I really struggled at school and came away with no qualifications. I always felt different to my friends and had no confidence, no self-esteem and couldn’t have a conversation with anyone without going bright red and feeling stupid. I left school at 16 and managed to get a job but still did not believe in myself.
I met my husband in 1967 aged 17 and we got married on my 21st birthday. We’re still together to this day and have two gorgeous daughters who are both married and have given us four lovely grandchildren.
When the news came out of Jimmy Saville I started thinking of my childhood. Up until this point, I hadn’t dared mentioned it to my husband and this feeling went on for months until one day I flipped and just wanted to run away. My husband and daughter calmed me down and made an appointment with a doctor, who said I was going through a breakdown. I struggled for another week, until finally blurting everything out to my husband. I also told my two girls, who took the news badly, but all gave me plenty of support and love.

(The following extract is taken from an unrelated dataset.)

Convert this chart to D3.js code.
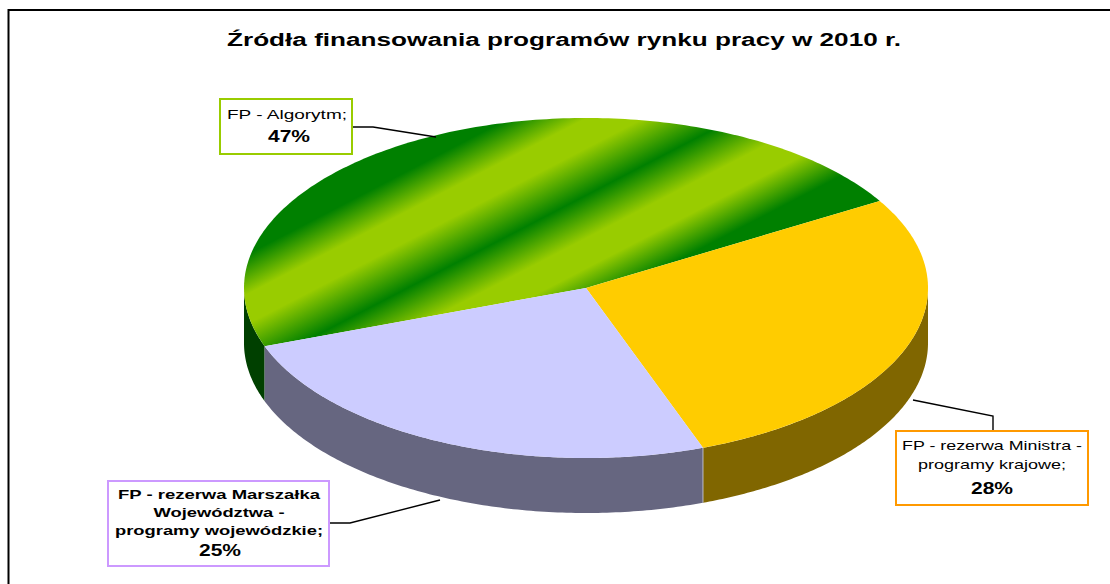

On 9th May 2017, I took my first step into Support for Survivors and met Maxi Leigh. I was in a state – trembling, crying and could not speak to her at all, so my husband had to tell her as much as he could. I was able to say a bit more on my second appointment and felt more at ease and trusted Maxi enough to open up, and from there on I haven’t looked back.
I’m now a volunteer for Support for Survivors, helping ladies who have suffered abuse to move forward. This has really helped me to move on and has also boosted my confidence.